DOMINGO XXIII DEL TIEMPO ORDINARIO -B-

«TODO LO HA HECHO BIEN: HACE OÍR A LOS SORDOS Y HABLAR A LOS MUDOS»

 

CITAS BÍBLICAS: Is 35, 4-7a * St 2, 1-5 * Mc 7, 31-37

San Marcos en el evangelio de hoy nos narra la curación de un sordo y casi mudo, que presentan al Señor Jesús para que le imponga las manos. El Señor, apartándolo un poco de la gente le mete el dedo en los oídos y luego con un poco de saliva le toca la lengua al tiempo que dice: «Effetá (esto es, “ábrete”)». Al momento a aquel hombre se le abren los oídos, se le suelta la lengua, y empieza a hablar sin dificultad.

A muchos de nosotros, no a todos, cuando nuestros padres nos llevaron a la iglesia para recibir el bautismo, dentro de los ritos que corresponden a este sacramento, se nos realizó un signo que tenía como origen este pasaje del evangelio. El celebrante, después de haber derramado sobre nuestra cabeza las aguas bautismales, con su saliva nos tocó los oídos y la lengua al tiempo que decía: «Effetá, ábrete».
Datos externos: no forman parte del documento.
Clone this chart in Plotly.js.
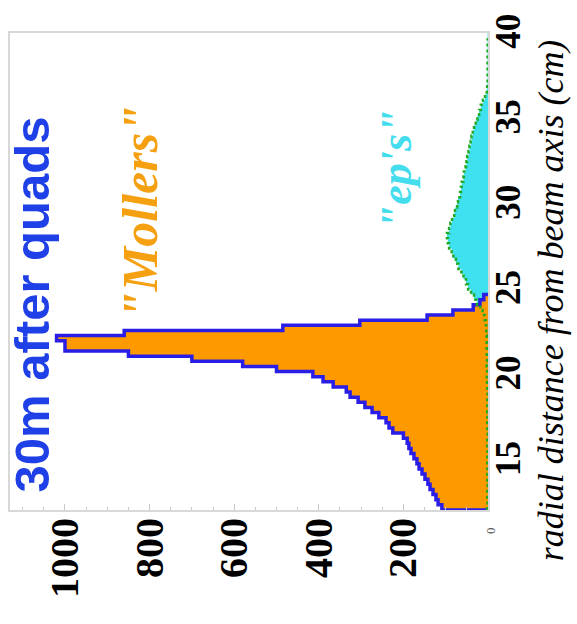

¿Cuál era el significado de este rito que hoy prácticamente está reservado para los catecúmenos que reciben el bautismo siendo ya adultos? Veámoslo. La fe es un don que recibimos del Señor a través de la Iglesia, mediante la escucha de la predicación de la Palabra de Dios. Quiere decir esto que la fe no crece en nosotros porque recemos mucho o hagamos obras de caridad. Estos actos ayudarán a fortalecerla cuando ya la poseamos, pero no pueden darla partiendo de cero. La fe, dice san Pablo en su carta a los Romanos, solo viene a través de la predicación, y la predicación encuentra su origen en la Palabra de Dios.
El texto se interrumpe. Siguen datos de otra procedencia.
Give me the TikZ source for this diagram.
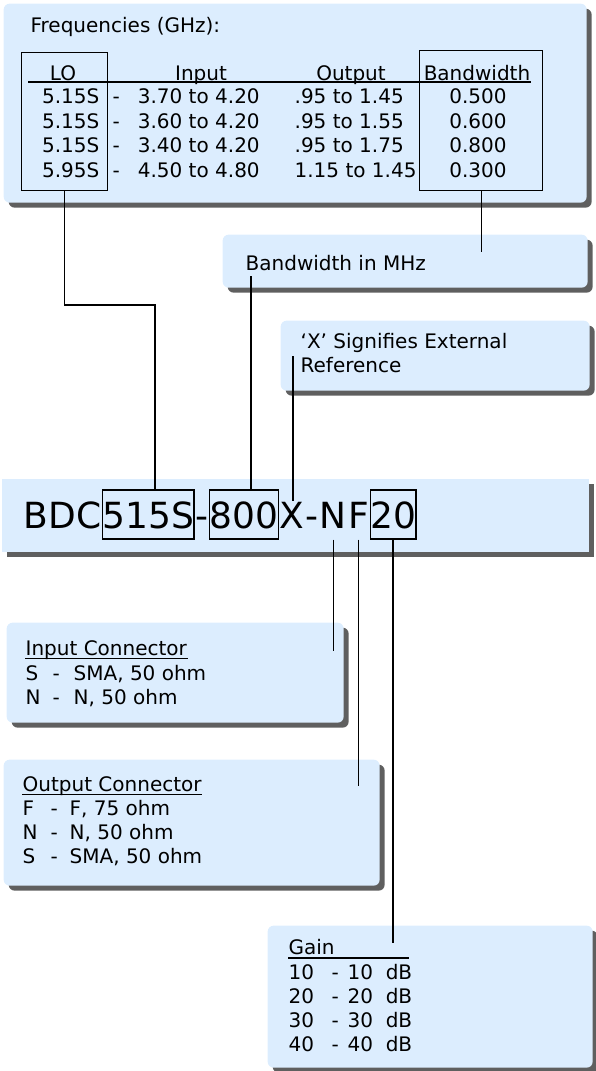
\documentclass[tikz,border=0pt]{standalone}
\usepackage{fontspec}
\setmainfont{DejaVu Sans}
\usetikzlibrary{positioning,shadows}
\definecolor{panelblue}{RGB}{220,237,254}
\definecolor{shadowgray}{RGB}{95,95,95}

\begin{document}
\begin{tikzpicture}[x=1pt, y=-1pt, line width=1.3pt,
                panel/.style ={fill=panelblue, rounded corners=6pt, anchor=north west, inner sep=0pt,
                drop shadow={shadow xshift=5pt, shadow yshift=-5pt, fill=shadowgray, opacity=1}},
                frame/.style ={draw, anchor=north west, inner sep=0pt},
                txt/.style ={font=\fontsize{20}{24}\selectfont, inner sep=0pt, anchor=base west},
                pn/.style ={font=\fontsize{36}{43}\selectfont, inner sep=0pt},
                pnbox/.style ={pn, draw, text height=38pt, text depth=11pt}]
    \useasboundingbox (0,0) rectangle (595,1071);

    %cajas de fondo
    \node[panel, minimum width=583pt, minimum height=199pt] (freq) at (3,3) {};
    \node[panel, minimum width=365pt, minimum height=53pt] (mhz) at (222,234) {};
    \node[panel, minimum width=309pt, minimum height=70pt] (ext) at (280,320) {};
    \node[panel, rounded corners=0pt, minimum width=587pt, minimum height=73pt] (bar) at (1,478) {};
    \node[panel, minimum width=337pt, minimum height=100pt] (incon) at (6,622) {};
    \node[panel, minimum width=376pt, minimum height=126pt] (outcon) at (3,759) {};
    \node[panel, minimum width=325pt, minimum height=142pt] (gain) at (267,925) {};

    %tabla de frecuencias
    \node[txt] (freqtitle) at (30,32) {Frequencies (GHz):};
    \node[frame, minimum width=86pt, minimum height=138pt] (lobox) at (21,52) {};
    \node[frame, minimum width=123pt, minimum height=140pt] (bwbox) at (419,50) {};
    \node[txt, anchor=base] (hlo) at (63,80) {LO};
    \node[txt, anchor=base] (hin) at (201,80) {Input};
    \node[txt, anchor=base] (hout) at (351,80) {Output};
    \node[txt, anchor=base] (hbw) at (477,80) {Bandwidth};
    \draw (28,82) -- (531,82);

    \node[txt, anchor=base east] (lo1) at (100,103) {5.15S};
    \node[txt] (in1) at (112,103) {-\hspace{18pt}3.70 to 4.20};
    \node[txt] (out1) at (294,103) {.95 to 1.45};
    \node[txt, anchor=base] (bw1) at (478,103) {0.500};
    \node[txt, anchor=base east] (lo2) at (100,128) {5.15S};
    \node[txt] (in2) at (112,128) {-\hspace{18pt}3.60 to 4.20};
    \node[txt] (out2) at (294,128) {.95 to 1.55};
    \node[txt, anchor=base] (bw2) at (478,128) {0.600};
    \node[txt, anchor=base east] (lo3) at (100,152) {5.15S};
    \node[txt] (in3) at (112,152) {-\hspace{18pt}3.40 to 4.20};
    \node[txt] (out3) at (294,152) {.95 to 1.75};
    \node[txt, anchor=base] (bw3) at (478,152) {0.800};
    \node[txt, anchor=base east] (lo4) at (100,177) {5.95S};
    \node[txt] (in4) at (112,177) {-\hspace{18pt}4.50 to 4.80};
    \node[txt] (out4) at (294,177) {1.15 to 1.45};
    \node[txt, anchor=base] (bw4) at (478,177) {0.300};

    %notas
    \node[txt] (mhztext) at (245,270) {Bandwidth in MHz};
    \node[txt] (ext1) at (300,348) {‘X’ Signifies External};
    \node[txt] (ext2) at (300,372) {Reference};

    %numero de parte
    \node[pn, anchor=base west] (bdc) at (23,528) {BDC};
    \node[pnbox, base right=0pt of bdc] (lonum) {515S};
    \node[pn, base right=0pt of lonum] (dash1) {-};
    \node[pnbox, base right=0pt of dash1] (bwnum) {800};
    \node[pn, base right=0pt of bwnum] (xch) {X};
    \node[pn, base right=0pt of xch] (dash2) {-};
    \node[pn, base right=0pt of dash2] (nch) {N};
    \node[pn, base right=0pt of nch] (fch) {F};
    \node[pnbox, base right=0pt of fch] (gnum) {20};

    %conectores
    \node[txt] (inhead) at (25,655) {Input Connector};
    \draw[line width=1pt] ([yshift=-3pt]inhead.base west) -- ([yshift=-3pt]inhead.base east);
    \node[txt] (in1) at (25,680) {\makebox[27pt][l]{S}\makebox[21pt][l]{-}SMA, 50 ohm};
    \node[txt] (in2) at (25,704) {\makebox[27pt][l]{N}\makebox[21pt][l]{-}N, 50 ohm};

    \node[txt] (outhead) at (22,791) {Output Connector};
    \draw[line width=1pt] ([yshift=-3pt]outhead.base west) -- ([yshift=-3pt]outhead.base east);
    \node[txt] (out1) at (22,815) {\makebox[28pt][l]{F}\makebox[19pt][l]{-}F, 75 ohm};
    \node[txt] (out2) at (22,839) {\makebox[28pt][l]{N}\makebox[19pt][l]{-}N, 50 ohm};
    \node[txt] (out3) at (22,863) {\makebox[28pt][l]{S}\makebox[19pt][l]{-}SMA, 50 ohm};

    %ganancia
    \node[txt] (gainhead) at (288,954) {Gain};
    \coordinate (gainend) at (409,958);
    \draw[line width=2pt] ([yshift=-4pt]gainhead.base west) -- (gainend);
    \node[txt] (g1) at (288,979) {\makebox[43pt][l]{10}\makebox[16pt][l]{-}10~~dB};
    \node[txt] (g2) at (288,1003) {\makebox[43pt][l]{20}\makebox[16pt][l]{-}20~~dB};
    \node[txt] (g3) at (288,1027) {\makebox[43pt][l]{30}\makebox[16pt][l]{-}30~~dB};
    \node[txt] (g4) at (288,1051) {\makebox[43pt][l]{40}\makebox[16pt][l]{-}40~~dB};

    %lineas
    \coordinate (lobend) at (155,305);
    \coordinate (bwtip) at (477,252);
    \coordinate (mhztip) at (251,276);
    \coordinate (xtip) at (293,356);
    \coordinate (intip) at (0,651);
    \coordinate (outtip) at (0,786);
    \coordinate (gaintip) at (0,943);
    \draw (lobox.south) |- (lobend) -- (lobend |- lonum.north);
    \draw (bwbox.south) -- (bwbox.south |- bwtip);
    \draw (mhztip) -- (mhztip |- bwnum.north);
    \draw (xtip) -- (xtip |- xch.north);
    \draw (nch |- gnum.south) -- (nch |- intip);
    \draw (fch |- gnum.south) -- (fch |- outtip);
    \draw (gnum.south) -- (gnum |- gaintip);
\end{tikzpicture}
\end{document}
¿Qué es necesario para recibir la predicación? Sin duda, tener el oído abierto. Y, ¿qué significa tener el oído abierto? Tener el oído abierto significa llegar a descubrir que aquel acontecimiento que narra el evangelio halla cumplimiento, se realiza, en nuestra propia vida. La Palabra proclamada, deja de ser una mera narración de hechos, para convertirse en un espejo donde queda reflejada la vida de aquellos que la escuchan. Ésta es la función de la homilía, como lo son también estos sencillos comentarios que hacemos cada semana de la Palabra del Evangelio.
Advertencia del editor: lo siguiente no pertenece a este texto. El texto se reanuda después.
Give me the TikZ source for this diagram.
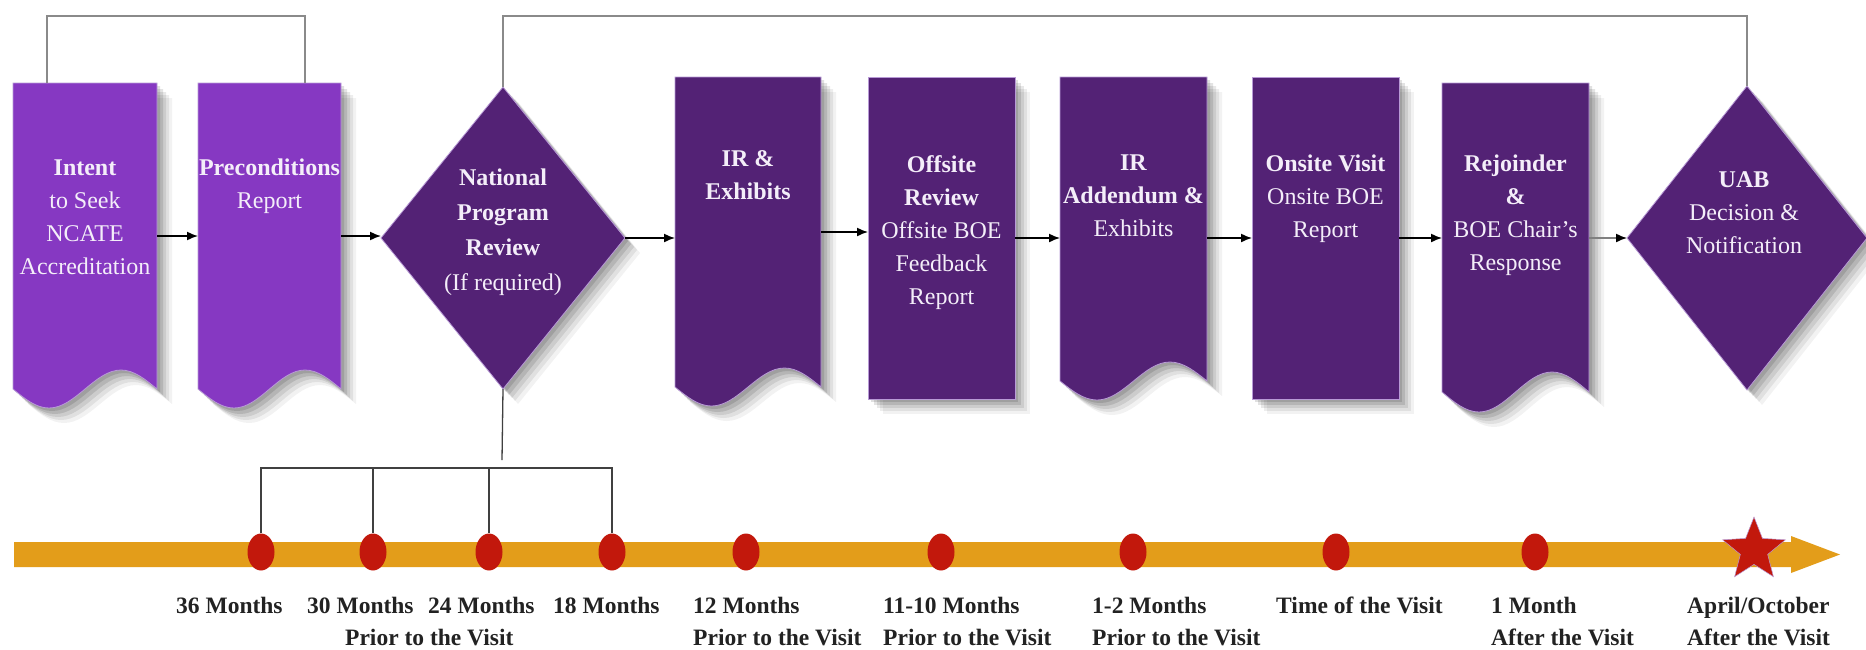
\documentclass[tikz,border=0pt]{standalone}
\usepackage{fontspec}
\setmainfont{Liberation Serif}
\usetikzlibrary{arrows.meta,shapes.geometric,shapes.misc,shadows}
\definecolor{lightpurple}{HTML}{8638C2}
\definecolor{darkpurple}{HTML}{532275}
\definecolor{boxtext}{HTML}{F4EEF9}
\definecolor{edgepurple}{HTML}{B89AD6}
\definecolor{barorange}{HTML}{E39D1A}
\definecolor{dotred}{HTML}{C2180C}
\definecolor{linkgray}{HTML}{8A8A8A}
\definecolor{labeltext}{HTML}{222222}
\begin{document}
\begin{tikzpicture}[x=1pt,y=-1pt,
  softshadow/.style={
    general shadow={shadow xshift=3pt,shadow yshift=-3pt,fill=black,opacity=.12},
    general shadow={shadow xshift=6pt,shadow yshift=-6pt,fill=black,opacity=.11},
    general shadow={shadow xshift=9pt,shadow yshift=-9pt,fill=black,opacity=.09},
    general shadow={shadow xshift=12pt,shadow yshift=-12pt,fill=black,opacity=.07},
    general shadow={shadow xshift=15pt,shadow yshift=-15pt,fill=black,opacity=.05}},
  lightbox/.style={fill=lightpurple, draw=edgepurple, line width=0.8pt, softshadow},
  darkbox/.style={fill=darkpurple, draw=edgepurple, line width=0.8pt, softshadow},
  frame/.style={draw=none, inner sep=0pt, outer sep=0pt},
  decision/.style={diamond, fill=darkpurple, draw=edgepurple, line width=0.8pt, inner sep=0pt, outer sep=0pt, softshadow},
  boxlabel/.style={text=boxtext, align=center, inner sep=0pt, font=\rmfamily\fontsize{24}{33}\selectfont},
  flow/.style={draw=black, line width=1.5pt, -{Latex[length=11pt,width=9pt]}},
  link/.style={draw=linkgray, line width=1.2pt},
  tick/.style={draw=black!75, line width=1.3pt},
  dot/.style={ellipse, fill=dotred, draw=none, minimum width=27pt, minimum height=37pt, inner sep=0pt},
  when/.style={text=labeltext, align=left, anchor=north west, inner sep=0pt, font=\rmfamily\fontsize{23.5}{32}\selectfont\bfseries}
]
\useasboundingbox (0,0) rectangle (1866,649);
\fill[white] (0,0) rectangle (1866,649);

% ---- box shapes ----
\path[lightbox] (13,83) -- (157,83) -- (157,389) sin (121,370) cos (85,389) sin (49,408) cos (13,389) -- cycle;
\path[lightbox] (198,83) -- (341,83) -- (341,389) sin (305,370) cos (269.5,389) sin (234,408) cos (198,389) -- cycle;
\path[darkbox] (675,77) -- (821,77) -- (821,387) sin (784.5,368) cos (748,387) sin (711.5,406) cos (675,387) -- cycle;
\path[darkbox] (868,77) rectangle (1015,399);
\path[darkbox] (1060,77) -- (1207,77) -- (1207,381) sin (1170,362) cos (1133.5,381) sin (1097,400) cos (1060,381) -- cycle;
\path[darkbox] (1252,77) rectangle (1399,399);
\path[darkbox] (1442,83) -- (1589,83) -- (1589,392) sin (1552,372) cos (1515.5,392) sin (1479,412) cos (1442,392) -- cycle;

% ---- frames (anchors) ----
\node[frame, minimum width=144pt, minimum height=306pt] (intent) at (85,236) {};
\node[frame, minimum width=143pt, minimum height=306pt] (pre) at (269.5,236) {};
\node[frame, minimum width=146pt, minimum height=310pt] (ir) at (748,232) {};
\node[frame, minimum width=147pt, minimum height=322pt] (offsite) at (941.5,238) {};
\node[frame, minimum width=147pt, minimum height=322pt] (iradd) at (1133.5,238) {};
\node[frame, minimum width=147pt, minimum height=322pt] (onsite) at (1325.5,238) {};
\node[frame, minimum width=147pt, minimum height=310pt] (rej) at (1515.5,238) {};
\node[decision, minimum width=244pt, minimum height=302pt] (nr) at (503,238) {};
\node[decision, minimum width=240pt, minimum height=304pt] (uab) at (1747,238) {};

% ---- texts ----
\node[boxlabel, anchor=north] (intentT) at (85,160) {\textbf{Intent}\\to Seek\\NCATE\\Accreditation};
\node[boxlabel, anchor=north] (preT) at (269.5,159) {\textbf{Preconditions}\\Report};
\node[boxlabel, font=\rmfamily\fontsize{24}{35}\selectfont] (nrT) at (503,232) {\textbf{National}\\\textbf{Program}\\\textbf{Review}\\(If required)};
\node[boxlabel, anchor=north] (irT) at (748,150) {\textbf{IR \&}\\\textbf{Exhibits}};
\node[boxlabel, anchor=north] (offT) at (941.5,155) {\textbf{Offsite}\\\textbf{Review}\\Offsite BOE\\Feedback\\Report};
\node[boxlabel, anchor=north] (iraT) at (1133.5,155) {\textbf{IR}\\\textbf{Addendum \&}\\Exhibits};
\node[boxlabel, anchor=north] (onT) at (1325.5,155) {\textbf{Onsite Visit}\\Onsite BOE\\Report};
\node[boxlabel, anchor=north] (rejT) at (1515.5,155) {\textbf{Rejoinder}\\\textbf{\&}\\BOE Chair's\\Response};
\node[boxlabel] (uabT) at (1744,213) {\textbf{UAB}\\Decision \&\\Notification};

% ---- flow arrows ----
\draw[flow] (intent.east) -- (pre.west);
\draw[flow] (pre.east) -- (pre.east -| nr.west);
\draw[flow] (nr.east) -- (nr.east -| ir.west);
\draw[flow] (ir.east) -- (ir.east -| offsite.west);
\draw[flow] (offsite.east) -- (iradd.west);
\draw[flow] (iradd.east) -- (onsite.west);
\draw[flow] (onsite.east) -- (rej.west);
\draw[flow, draw=black!50, -{Latex[length=11pt,width=9pt,color=black]}] (rej.east) -- (uab.west);

% ---- top links ----
\coordinate (t1) at (47,16);
\coordinate (t2) at (305,16);
\coordinate (t3) at (503,16);
\draw[link] (t1 |- intent.north) -- (t1) -- (t2) -- (t2 |- pre.north);
\draw[link] (nr.north) -- (nr.north |- t3) -- (uab.north |- t3) -- (uab.north);

% ---- timeline ----
\fill[barorange] (14,542) -- (1791,542) -- (1791,536) -- (1840,554.5) -- (1791,573) -- (1791,567) -- (14,567) -- cycle;
\node[dot] (d1) at (261,552) {};
\node[dot] (d2) at (373,552) {};
\node[dot] (d3) at (489,552) {};
\node[dot] (d4) at (612,552) {};
\node[dot] (d5) at (746,552) {};
\node[dot] (d6) at (941,552) {};
\node[dot] (d7) at (1133,552) {};
\node[dot] (d8) at (1336,552) {};
\node[dot] (d9) at (1535,552) {};
\node[star, star points=5, star point ratio=2.3, fill=dotred, draw=edgepurple, line width=0.5pt, minimum size=66pt, inner sep=0pt] (goal) at (1754,550) {};

% ---- bracket below national review ----
\coordinate (brk) at (502,460);
\coordinate (bl) at (261,468);
\draw[tick] (nr.south) -- (brk);
\draw[tick] (d1.north) -- (d1 |- bl) -- (d4 |- bl) -- (d4.north);
\draw[tick] (d2 |- bl) -- (d2.north);
\draw[tick] (d3 |- bl) -- (d3.north);

% ---- timeline labels ----
\node[when] (l1) at (176,597) {36 Months};
\node[when] (l2) at (307,597) {30 Months};
\node[when] (l3) at (428,597) {24 Months};
\node[when] (l4) at (553,597) {18 Months};
\node[when] (l5) at (345,629) {Prior to the Visit};
\node[when] (l6) at (693,597) {12 Months\\Prior to the Visit};
\node[when] (l7) at (883,597) {11-10 Months\\Prior to the Visit};
\node[when] (l8) at (1092,597) {1-2 Months\\Prior to the Visit};
\node[when] (l9) at (1276,597) {Time of the Visit};
\node[when] (l10) at (1491,597) {1 Month\\After the Visit};
\node[when] (l11) at (1687,597) {April/October\\After the Visit};
\end{tikzpicture}
\end{document}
Tú y yo, comprobamos que la figura del sordo de hoy es nuestra figura, porque oímos sin escuchar, de manera que la Palabra que se proclama no penetra en nuestro corazón, sino que resbala. Que aquel leproso que pide al Señor que lo limpie, somos tú y yo manchados por la lepra del pecado que necesitamos también ser limpiados. Que aquel ciego del camino que gritaba: «Jesús, Hijo de David, ten compasión de mí», somos también nosotros que estamos ciegos para ver el amor de Dios, y que esa ceguera, nuestro egoísmo, nos impide ver a los demás para poder amarlos. Tener el oído abierto hace, en fin, que al escuchar la Palabra tengamos el firme convencimiento de que es el Señor Jesús el que en ese momento nos está hablando personalmente.

Si logramos, con la ayuda del Señor, tener el oído abierto haciendo nuestra la Palabra proclamada, comprobaremos cómo nuestra fe crece y se fortalece, dando sentido a los acontecimientos buenos y adversos de nuestra vida. Veremos también a través de ellos la voluntad de Dios, que no es otra que nuestra propia salvación. Finalmente, viendo nuestra historia, nuestra vida y la actuación del Señor en ella, podremos exclamar con los discípulos: «Todo lo ha hecho bien».